Graduate student Mitzy Colletes was biking her usual route down Third Street on Tuesday afternoon when a car turned in front of her.
It pulled into the bike lane and stopped, forcing Colletes to brake quickly. Her bike flipped, and instead of checking to see if Colletes was harmed, the car then left the scene.
The accident left Colletes with a broken jaw, split chin and missing teeth.
Though not all bikers will suffer such serious injuries on campus, cyclists are often forced to bike in situations where drivers and pedestrians are unwelcoming.
Still, many students choose to bike in and around campus.
Freshman Forrest Gatrell said he cut his daily travel time in half after he decided to purchase a bike when he started his off-campus job.
Gatrell, like many other students, chooses to ride his bike to places like classes, friends’ houses and his off-campus job instead of walking. While bike riding on a crowded campus comes with issues, he said he loves the experience.
“It’s made life a lot better,” Gatrell said. “I get places exponentially quicker. I can get across town in like 15 minutes.”
Right after he got his bike, Gatrell said his friend and fellow biker informed him that he must register his bike with IU Parking Operations. He took a trip to the Atwater parking garage to fill out the necessary forms.
Amanda Turnipseed, director of IU Parking Operations, said students must know the make and color of their bike as well as the serial number in order to register it. Students must also pay a one-time fee of $10.
She said registering a bike allows IU Parking Operations to notify the owner when their bike has been found or impounded or if the bike needs to be moved. Having bikes registered was useful when IU Parking Operations had to move the bike parking area by the School of Public and Environmental Affairs from Tenth Street to the opposite side of the building.
“We were able to only notify the owners of bikes that had a permit on it to advise them that their bike would be moved by a certain date and where they would find it,” Turnipseed said.
Once he arrives at his destination, Gatrell said he parks his bike on one of these bike parking racks located around Bloomington. He can usually find a spot, but sometimes at buildings like SPEA, he cannot find a space.
“I usually park it on a handrail,” Gatrell said. “I know I risk getting a ticket if I do that.”
Any bikes parked somewhere other than a bike rack can be impounded by IU Parking Operations, Turnipseed said. Once the bike is released to the owner, a citation is issued.
She said impounded bikes are held for a maximum of 90 days. If the owner has not retrieved the bike after 90 days, the bike will be moved to an IU Surplus store to be sold.
Another problem Gatrell has on campus is deciding what routes to take. He said he feels as if drivers don’t want to share the road with bikers. On occasion, he has even been yelled at and called names by drivers passing by.
Colletes, who is still suffering from her injuries, said she thinks drivers need to be more considerate of bikers.

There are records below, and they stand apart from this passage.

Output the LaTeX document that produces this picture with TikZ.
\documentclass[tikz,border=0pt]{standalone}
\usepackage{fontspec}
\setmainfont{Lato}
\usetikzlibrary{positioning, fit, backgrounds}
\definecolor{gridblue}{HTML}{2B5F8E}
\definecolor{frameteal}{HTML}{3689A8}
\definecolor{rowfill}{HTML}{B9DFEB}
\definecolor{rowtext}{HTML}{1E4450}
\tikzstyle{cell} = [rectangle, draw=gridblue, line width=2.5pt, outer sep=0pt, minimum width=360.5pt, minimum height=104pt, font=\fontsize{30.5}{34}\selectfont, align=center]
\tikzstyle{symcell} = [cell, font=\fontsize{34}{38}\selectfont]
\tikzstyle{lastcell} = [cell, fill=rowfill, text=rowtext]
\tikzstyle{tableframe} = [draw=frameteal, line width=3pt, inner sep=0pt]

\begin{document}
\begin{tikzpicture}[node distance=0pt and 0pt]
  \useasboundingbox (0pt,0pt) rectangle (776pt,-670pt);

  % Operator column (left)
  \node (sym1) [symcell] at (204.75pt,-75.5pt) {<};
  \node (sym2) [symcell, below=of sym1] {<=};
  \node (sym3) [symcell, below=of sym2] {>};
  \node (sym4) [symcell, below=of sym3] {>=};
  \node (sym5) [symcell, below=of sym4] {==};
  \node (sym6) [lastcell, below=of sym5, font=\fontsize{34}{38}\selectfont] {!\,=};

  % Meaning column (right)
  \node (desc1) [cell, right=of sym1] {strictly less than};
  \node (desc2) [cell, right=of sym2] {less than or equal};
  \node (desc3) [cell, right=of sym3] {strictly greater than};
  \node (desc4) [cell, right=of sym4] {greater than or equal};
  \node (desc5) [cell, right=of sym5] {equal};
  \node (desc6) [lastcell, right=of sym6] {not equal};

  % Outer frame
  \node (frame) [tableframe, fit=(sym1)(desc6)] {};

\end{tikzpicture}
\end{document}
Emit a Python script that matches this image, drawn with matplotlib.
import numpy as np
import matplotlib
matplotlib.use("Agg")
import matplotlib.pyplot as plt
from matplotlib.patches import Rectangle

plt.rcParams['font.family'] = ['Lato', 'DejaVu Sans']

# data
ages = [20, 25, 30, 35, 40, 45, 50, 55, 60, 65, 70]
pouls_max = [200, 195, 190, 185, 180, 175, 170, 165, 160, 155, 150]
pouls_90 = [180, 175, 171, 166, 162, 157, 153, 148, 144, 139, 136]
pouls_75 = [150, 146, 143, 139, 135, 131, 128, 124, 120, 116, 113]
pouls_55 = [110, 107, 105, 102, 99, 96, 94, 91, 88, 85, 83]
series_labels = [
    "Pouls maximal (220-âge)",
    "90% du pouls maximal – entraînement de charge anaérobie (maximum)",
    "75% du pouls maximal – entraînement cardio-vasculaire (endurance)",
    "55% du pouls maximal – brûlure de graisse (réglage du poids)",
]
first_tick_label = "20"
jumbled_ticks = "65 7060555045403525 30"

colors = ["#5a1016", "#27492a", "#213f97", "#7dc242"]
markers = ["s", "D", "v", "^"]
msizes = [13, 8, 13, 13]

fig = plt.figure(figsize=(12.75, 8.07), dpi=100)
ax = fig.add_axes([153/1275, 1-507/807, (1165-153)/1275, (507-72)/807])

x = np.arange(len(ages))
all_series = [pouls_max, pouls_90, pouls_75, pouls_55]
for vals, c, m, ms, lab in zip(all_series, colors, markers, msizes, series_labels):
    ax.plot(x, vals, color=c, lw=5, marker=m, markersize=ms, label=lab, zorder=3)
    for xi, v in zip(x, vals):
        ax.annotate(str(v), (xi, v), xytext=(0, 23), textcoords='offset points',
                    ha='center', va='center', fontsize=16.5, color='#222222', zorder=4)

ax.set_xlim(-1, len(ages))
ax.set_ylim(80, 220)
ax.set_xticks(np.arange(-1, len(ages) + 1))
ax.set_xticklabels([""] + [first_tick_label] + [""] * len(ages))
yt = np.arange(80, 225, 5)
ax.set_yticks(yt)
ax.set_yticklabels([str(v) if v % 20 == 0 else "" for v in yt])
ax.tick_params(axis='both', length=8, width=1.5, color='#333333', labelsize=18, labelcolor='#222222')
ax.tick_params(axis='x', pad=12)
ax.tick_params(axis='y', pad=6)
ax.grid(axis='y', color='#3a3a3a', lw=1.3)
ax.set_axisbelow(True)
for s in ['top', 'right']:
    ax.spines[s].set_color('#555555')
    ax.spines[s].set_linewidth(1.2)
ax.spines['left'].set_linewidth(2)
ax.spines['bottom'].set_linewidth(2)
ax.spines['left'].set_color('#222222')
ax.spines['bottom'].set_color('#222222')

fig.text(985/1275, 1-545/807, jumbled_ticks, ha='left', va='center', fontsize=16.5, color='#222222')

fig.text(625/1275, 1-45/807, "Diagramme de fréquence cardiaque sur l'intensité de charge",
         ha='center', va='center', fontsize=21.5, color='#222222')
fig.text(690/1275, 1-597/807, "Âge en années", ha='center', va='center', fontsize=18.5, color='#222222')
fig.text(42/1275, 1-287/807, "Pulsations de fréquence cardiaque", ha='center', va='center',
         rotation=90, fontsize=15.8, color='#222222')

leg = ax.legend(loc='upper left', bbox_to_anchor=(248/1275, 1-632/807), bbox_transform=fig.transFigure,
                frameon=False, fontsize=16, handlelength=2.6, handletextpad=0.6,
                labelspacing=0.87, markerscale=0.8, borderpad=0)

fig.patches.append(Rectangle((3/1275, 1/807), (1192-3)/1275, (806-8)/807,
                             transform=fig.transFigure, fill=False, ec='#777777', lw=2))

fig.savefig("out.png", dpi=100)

“People have to be a lot more aware,” Colletes said. “It would have been really easy for him to turn right without turning into my lane. He didn’t signal at all, so I didn’t know he was turning right until it was too late.”

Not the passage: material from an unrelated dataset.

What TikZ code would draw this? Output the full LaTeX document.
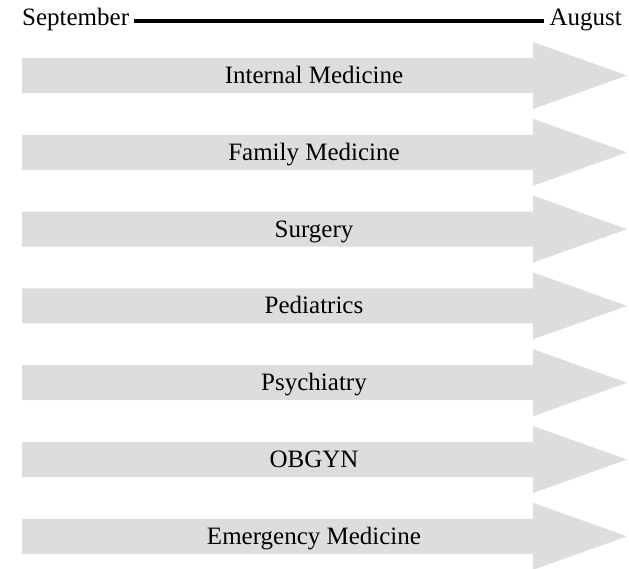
\documentclass[tikz,border=0pt]{standalone}
\usepackage{fontspec}
\setmainfont{Liberation Serif}
\definecolor{bandgray}{HTML}{DCDDDE}
\tikzset{
  band/.style={fill=bandgray},
  rotname/.style={font=\fontsize{25}{27}\selectfont, inner sep=3pt, anchor=base}
}

\begin{document}
\begin{tikzpicture}[x=1pt,y=-1pt]
\useasboundingbox (0,0) rectangle (629,569);

% year line
\node[rotname, anchor=base west, inner sep=5pt](Sep) at (17,26) {September};
\node[rotname, anchor=base east, inner sep=5pt](Aug) at (627,26) {August};
\draw[line width=3.5pt] ([yshift=5pt]Sep.base east) -- ([yshift=5pt]Aug.base west);

% one band per rotation
\fill[band] (22,58) -- ++(511,0) -- ++(0,-16) -- ++(94,33.5) -- ++(-94,33.5) -- ++(0,-16) -- ++(-511,0) -- cycle;
\fill[band] (22,134.8) -- ++(511,0) -- ++(0,-16) -- ++(94,33.5) -- ++(-94,33.5) -- ++(0,-16) -- ++(-511,0) -- cycle;
\fill[band] (22,211.6) -- ++(511,0) -- ++(0,-16) -- ++(94,33.5) -- ++(-94,33.5) -- ++(0,-16) -- ++(-511,0) -- cycle;
\fill[band] (22,288.4) -- ++(511,0) -- ++(0,-16) -- ++(94,33.5) -- ++(-94,33.5) -- ++(0,-16) -- ++(-511,0) -- cycle;
\fill[band] (22,365.2) -- ++(511,0) -- ++(0,-16) -- ++(94,33.5) -- ++(-94,33.5) -- ++(0,-16) -- ++(-511,0) -- cycle;
\fill[band] (22,442) -- ++(511,0) -- ++(0,-16) -- ++(94,33.5) -- ++(-94,33.5) -- ++(0,-16) -- ++(-511,0) -- cycle;
\fill[band] (22,518.8) -- ++(511,0) -- ++(0,-16) -- ++(94,33.5) -- ++(-94,33.5) -- ++(0,-16) -- ++(-511,0) -- cycle;

\node[rotname](IM) at (314,83.5) {Internal Medicine};
\node[rotname](FM) at (314,160.3) {Family Medicine};
\node[rotname](SU) at (314,237.1) {Surgery};
\node[rotname](PE) at (314,313.9) {Pediatrics};
\node[rotname](PS) at (314,390.7) {Psychiatry};
\node[rotname](OB) at (314,467.5) {OBGYN};
\node[rotname](EM) at (314,544.3) {Emergency Medicine};
\end{tikzpicture}
\end{document}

She said she has never had problems to the extent of her accident with cars before, but said she has encountered many disrespectful drivers.

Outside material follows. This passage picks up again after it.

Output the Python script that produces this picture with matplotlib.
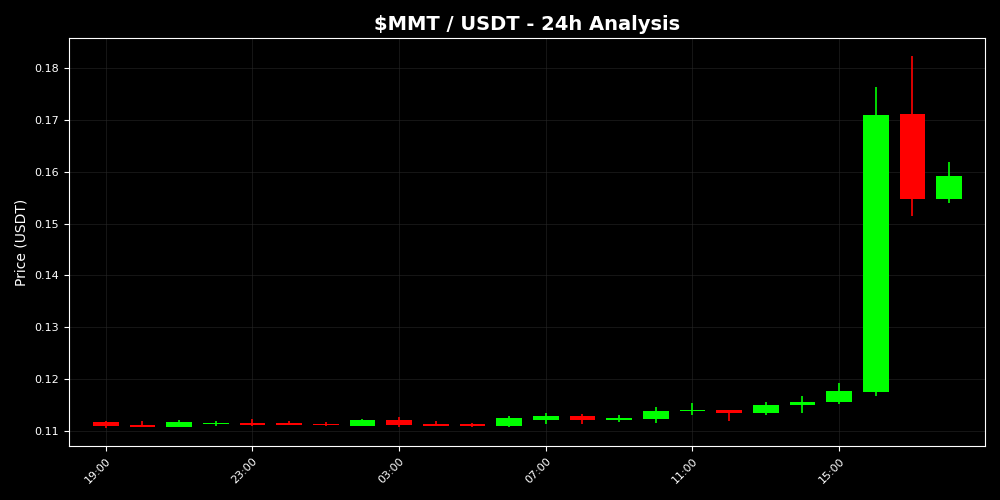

“People will ride up really close next to you or tailgate you, as if you had any option to move quicker,” Colletes said.
While bikers should stay in the road, Gatrell said he finds himself taking paths and sidewalks throughout campus. One of the toughest spots to bike through is around the arboretum, he said.
“I make sure to go really slow,” Gatrell said. “I have my hands on my brakes at all times.”
Even though he is cautious, Gatrell said he has been in about three accidents near the arboretum. One time, he and another biker both tried to avoid crashing into a pedestrian and ended up crashing into each other.
“We all get our cuts and scrapes,” Gatrell said. “I get knocked down, but I get up again.”
Gatrell said he believes a lot of pedestrians aren’t very conscious of bikers around campus. They often walk around with headphones in and don’t look for bikers when crossing the street. Most of his accidents have been from trying not to bump into pedestrians, he said.
With more practice, he said he is better at avoiding people and accidents. He doesn’t let these scary situations deter him from biking around Bloomington.
“Honestly, the best thing I’ve gotten since I came to Bloomington is my bike,” Gatrell said.